The office was inside a courtyard, and Su, 22, needed to hoist her bicycle on to her shoulder and carry it across a threshold to gain access.
At the time she was studying the traditional Chinese instrument the guzheng at the China Conservatory of Music, but what really appealed to Su's ear was words-she wanted to write. In that quest she had been rejected by a few publishing houses.
So this day, in a sense of desperation, she was calling on the offices of Trends, which had been running for barely a year. During her interview with the magazine's founder and editor-in-chief, Wu Hong, she fell of her chair, she says. So she was surprised when he agreed to take her on.
Su thus became Trends' eighth staffmember, and as with many reporting debutants in those days, she found that getting her foot in the door did not deliver her to the high altar of journalism. Instead her duties included cleaning, cooking and answering readers' letters, but she did get the chance to do some writing for the magazine too.
In those days only a handful of Western fashion houses had entered China, and when it came time to interview brand managers and designers, her trusty bicycle was at her service.
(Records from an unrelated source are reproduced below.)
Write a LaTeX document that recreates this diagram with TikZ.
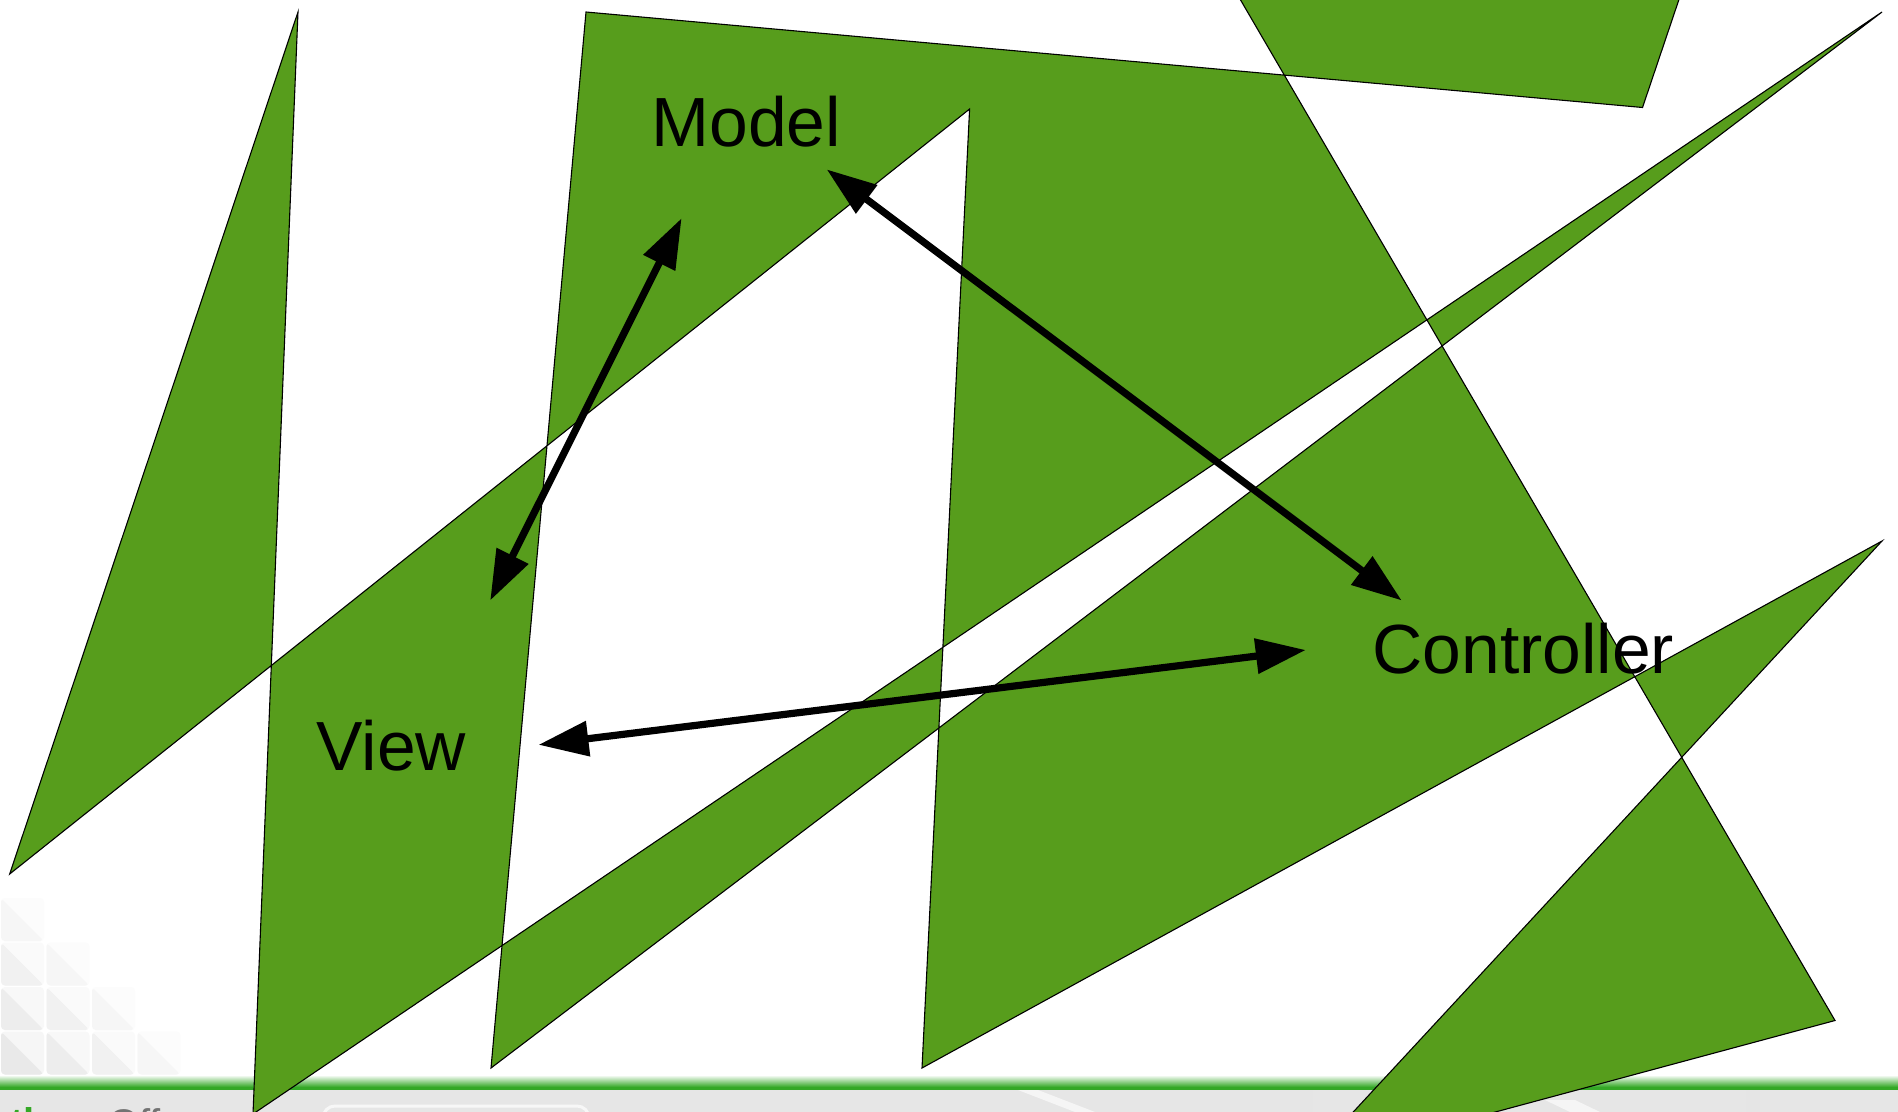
\documentclass[tikz,border=0pt]{standalone}
\usepackage{fontspec}
\setmainfont{Liberation Sans}
\usetikzlibrary{arrows.meta}
\definecolor{polygreen}{HTML}{579D1C}
\definecolor{bargreen}{RGB}{52,168,38}
\definecolor{bargrey}{HTML}{E6E6E6}
\tikzset{
  polyshape/.style={fill=polygreen, draw=black, line width=0.55pt, even odd rule, line join=miter},
  lbl/.style={inner sep=0pt, anchor=base west, font=\fontsize{34.8}{40}\selectfont, text=black},
  dbl/.style={line width=3.6pt, {Triangle[length=25pt,width=17pt]}-{Triangle[length=25pt,width=17pt]}},
  foottext/.style={inner sep=0pt, anchor=base west, font=\fontsize{20}{24}\selectfont}
}
\begin{document}
\begin{tikzpicture}[x=0.5pt,y=-0.5pt]
\useasboundingbox (0,0) rectangle (1898,1112);
\clip (0,0) rectangle (1898,1112);
\fill[white] (0,0) rectangle (1898,1112);
% faint decorative triangles bottom-left
\foreach \r in {0,1,2,3}{
  \foreach \c in {0,...,\r}{
    \pgfmathsetmacro{\lev}{max(1.5, 8.5-1.6*(\c+3-\r))}
    \pgfmathsetmacro{\levb}{max(0.8, 3.5-0.8*(\c+3-\r))}
    \pgfmathsetmacro{\xx}{1+45.5*\c}
    \pgfmathsetmacro{\yy}{898+44.5*\r}
    \fill[black!\levb, rounded corners=2pt] (\xx,\yy) rectangle ++(43,43);
    \fill[black!\lev, rounded corners=2pt] (\xx,\yy) -- ++(43,43) -- ++(-43,0) -- cycle;
  }
}
% bottom bar
\fill[bargrey] (0,1090) rectangle (1898,1112);
\shade[top color=white, bottom color=bargreen] (0,1075) rectangle (1898,1087);
\fill[bargreen] (0,1086.5) rectangle (1898,1090);
\fill[black!4] (1018,1090) -- (1038,1090) -- (1095,1112) -- (1075,1112) -- cycle;
\fill[black!4] (1545,1100) -- (1575,1100) -- (1600,1112) -- (1570,1112) -- cycle;
\draw[black!3, line width=1.5pt, rounded corners=6pt] (323,1118) -- (323,1106) -- (589,1106) -- (589,1118);
\fill[black!10] (1300,1090) rectangle (1313,1112);
\fill[black!10] (1746,1090) rectangle (1760,1112);
\node[foottext, text=bargreen, font=\fontsize{20}{24}\selectfont\bfseries] (ft1) at (10,1136) {the};
\node[foottext, text=black!55] (ft2) at (108,1137) {Off};
% the self-intersecting polygon
\coordinate (A) at (298,12);
\coordinate (B) at (9.7,874);
\coordinate (C) at (969.6,109);
\coordinate (D) at (922,1068);
\coordinate (E) at (1882,541);
\coordinate (F) at (1306,1163);
\coordinate (H) at (1835,1020.5);
\coordinate (I1) at (1205.6,-60);
\coordinate (I2) at (1699,-60);
\coordinate (J) at (1642.5,107.5);
\coordinate (K) at (586,12);
\coordinate (L) at (491,1068);
\coordinate (M) at (1882,12);
\coordinate (N) at (253,1114);
\filldraw[polyshape] (A) -- (B) -- (C) -- (D) -- (E) -- (F) -- (H) -- (I1) -- (I2) -- (J) -- (K) -- (L) -- (M) -- (N) -- cycle;
% labels
\node[lbl] (model) at (651,146.5) {Model};
\node[lbl] (view) at (316,770) {View};
\node[lbl] (controller) at (1372,673) {Controller};
% arrow ends
\coordinate (mv1) at (681.6,218.2);
\coordinate (mv2) at (490.2,600.5);
\coordinate (mc1) at (826.7,169.4);
\coordinate (mc2) at (1401.7,600.5);
\coordinate (vc1) at (538.5,744.8);
\coordinate (vc2) at (1305.8,650);
\draw[dbl] (mv2) -- (mv1);
\draw[dbl] (mc1) -- (mc2);
\draw[dbl] (vc1) -- (vc2);
\end{tikzpicture}
\end{document}
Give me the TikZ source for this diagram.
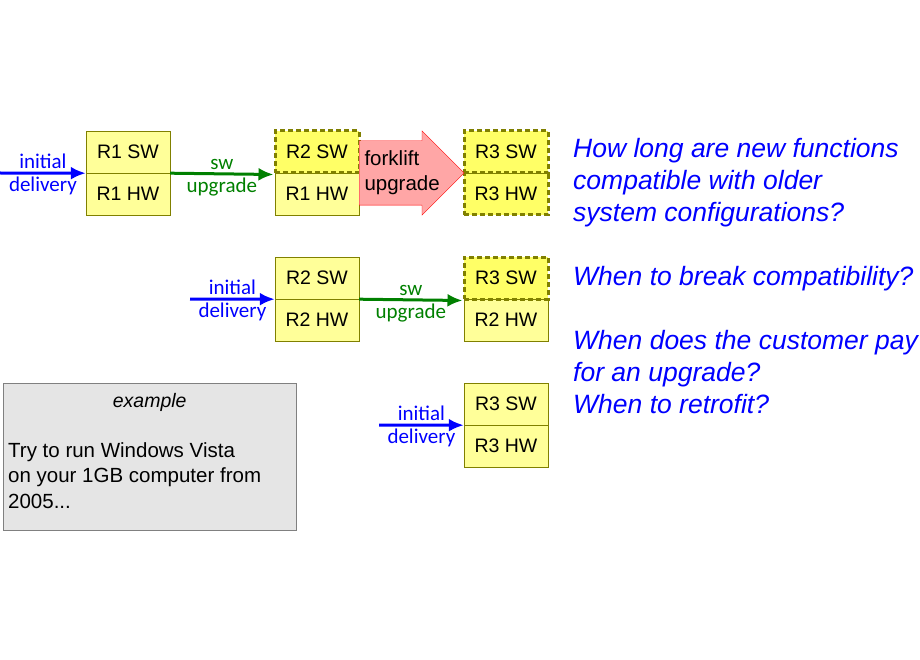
\documentclass[tikz,border=0pt]{standalone}
\usepackage{fontspec}
\setmainfont{Liberation Sans}
\newfontfamily\lblfont{Carlito}
\usetikzlibrary{positioning,shapes.arrows,arrows.meta}
\definecolor{boxfill}{HTML}{FFFF99}
\definecolor{newfill}{HTML}{FFFF66}
\definecolor{boxline}{HTML}{808000}
\definecolor{qblue}{HTML}{0000FF}
\definecolor{swgreen}{HTML}{008000}
\tikzset{%
        every box/.style={
            draw=boxline,
            fill=boxfill,
            minimum width=84pt,
            minimum height=42pt,
            inner sep=0pt,
            font=\fontsize{19.5}{22}\selectfont
        },
        box new/.style={
            fill=newfill,
            line width=3pt,
            dash pattern=on 5pt off 3pt
        },
        delivery/.style={qblue, line width=3pt, -{Latex[length=15pt,width=13pt]}},
        upgrade/.style={swgreen, line width=3pt, -{Latex[length=15pt,width=13pt]}},
        lbl/.style={font=\lblfont\fontsize{21}{22}\selectfont, inner sep=2.5pt},
    }
\begin{document}
\begin{tikzpicture}[x=1pt, y=-1pt]
        \useasboundingbox (0,0) rectangle (920,660);

        % first system
        \node [every box] (r1hw) at (128,194) {R1 HW};
        \node [every box] (r1sw) at (128,152) {R1 SW};
        \node [every box] (r1hw-b) at (317,194) {R1 HW};
        \node [every box, box new] (r2sw-a) at (317,152) {R2 SW};
        \node [every box, box new] (r3hw-a) at (506,194) {R3 HW};
        \node [every box, box new] (r3sw-a) at (506,152) {R3 SW};

        % second system
        \node [every box] (r2hw) at (317,320) {R2 HW};
        \node [every box] (r2sw) at (317,278) {R2 SW};
        \node [every box] (r2hw-b) at (506,320) {R2 HW};
        \node [every box, box new] (r3sw-b) at (506,278) {R3 SW};

        % third system
        \node [every box] (r3hw) at (506,446) {R3 HW};
        \node [every box] (r3sw) at (506,404) {R3 SW};

        % forklift
        \node [single arrow, draw=red, fill=red!35, minimum height=105pt,
               minimum width=84pt, single arrow head extend=10pt,
               single arrow head indent=0pt, inner sep=0pt, anchor=tail,
               text height=64pt, text width=1pt] (forklift) at (359,173) {};
        \node [align=left, font=\fontsize{20.5}{25}\selectfont, anchor=west]
            (forklift-lbl) at (361,173) {forklift\\upgrade};

        \coordinate (d1) at (0,173);
        \coordinate (d2) at (190,299);
        \coordinate (d3) at (379,425);
        \draw [delivery] (d1) -- (r1sw.south west)
            node [lbl, midway, above, qblue] {initial}
            node [lbl, midway, below, qblue] {delivery};
        \draw [delivery] (d2) -- (r2sw.south west)
            node [lbl, midway, above, qblue] {initial}
            node [lbl, midway, below, qblue] {delivery};
        \draw [delivery] (d3) -- (r3sw.south west)
            node [lbl, midway, above, qblue] {initial}
            node [lbl, midway, below, qblue] {delivery};

        \draw [upgrade] (r1sw.south east) -- (r2sw-a.south west)
            node [lbl, midway, above, swgreen] {sw}
            node [lbl, midway, below, swgreen] {upgrade};
        \draw [upgrade] (r2sw.south east) -- (r3sw-b.south west)
            node [lbl, midway, above, swgreen] {sw}
            node [lbl, midway, below, swgreen] {upgrade};

        % example
        \node [draw=gray, fill=gray!20, minimum width=293pt, minimum height=147pt,
               anchor=north west] (example) at (3,383) {};
        \node [font=\fontsize{19.5}{22}\selectfont\itshape, below=7pt of example.north]
            (example-title) {example};
        \node [align=left, font=\fontsize{20.5}{25.5}\selectfont, anchor=north west,
               inner sep=0pt] (example-txt) at (8,442)
            {Try to run Windows Vista\\on your 1GB computer from\\2005...};

        % questions
        \node [align=left, anchor=north west, inner sep=0pt, qblue,
               font=\fontsize{26.5}{32}\selectfont\itshape] (questions) at (573,138)
            {How long are new functions\\compatible with older\\system configurations?\\[32pt]
             When to break compatibility?\\[32pt]
             When does the customer pay\\for an upgrade?\\When to retrofit?};
    \end{tikzpicture}
\end{document}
Attending a show on a cold winter's night demanded something a little better and, wearing a dazzling dress-which was borrowed-she could often be seen on Beijing street corners waiting for a taxi.
In early spring in 1997, nearly three years after joining Trends, Su had risen through the ranks and was assigned to go to New York to meet Helen Gurley Brown, the editor-in-chief of Cosmopolitan magazine, with which Trends' owners hoped to form a partnership.